店舗併用住宅(事務所兼用住宅)における経費区分
 実務において、店舗併用住宅に係る支払家賃については、事業専用部分と家事専用部分との面積をもとに算定する面積按分を基準とする場合が多く見受けられますが、裁判例において、家事関連費が事業所得の金額の計算上必要経費と認められるためには、その費用が事業と何らかの関連があるというだけでは足りず、それが業務の遂行上必要なものであり、かつ、その必要な部分の金額が客観的に明らかでなければならないということを示しています。


 家事関連費の区分については、明確な基準はなく、業務の内容、経費の内容、家族及び使用人の構成、店舗併用の家屋その他の資産の利用状況等を総合勘案して判定することとされており、個々の実態に即して客観的に判断されることとなります。

 本事例では、納税者は支払家賃の90%を必要経費として計上していますが、その根拠となる説明はありませんでした。裁判所は、全体の家賃をもとにその建物の利用状況等よりみて床面積により按分する方法によって算出された金額を必要経費として認めています。税務調査で否認されないためには、その根拠となる資料を備えておく必要があります。

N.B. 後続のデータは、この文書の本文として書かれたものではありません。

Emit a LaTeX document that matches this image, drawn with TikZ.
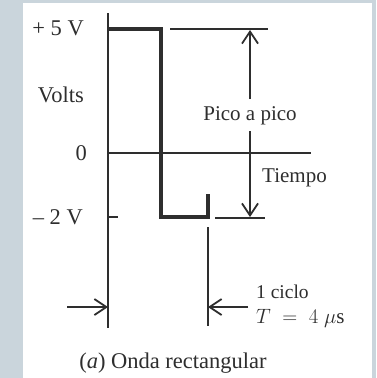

 家事関連費は、納税者の主観的判断が入りやすく、その人の裁量次第で大きく左右されることから、なかなかその境界線を引くことは難しいと思われます。そのため、納税者には事業関連性の立証が求められることに留意しなければなりません。また、同時に、我々税理士が積極的に納税者とのコミュニケーションを図ることによって、店舗併用住宅(事務所兼用住宅)の利用状況等の実態を把握し、納税者には税務否認リスクもあることも十分に説明した上で、その根拠となる資料を備えておくことが大切です。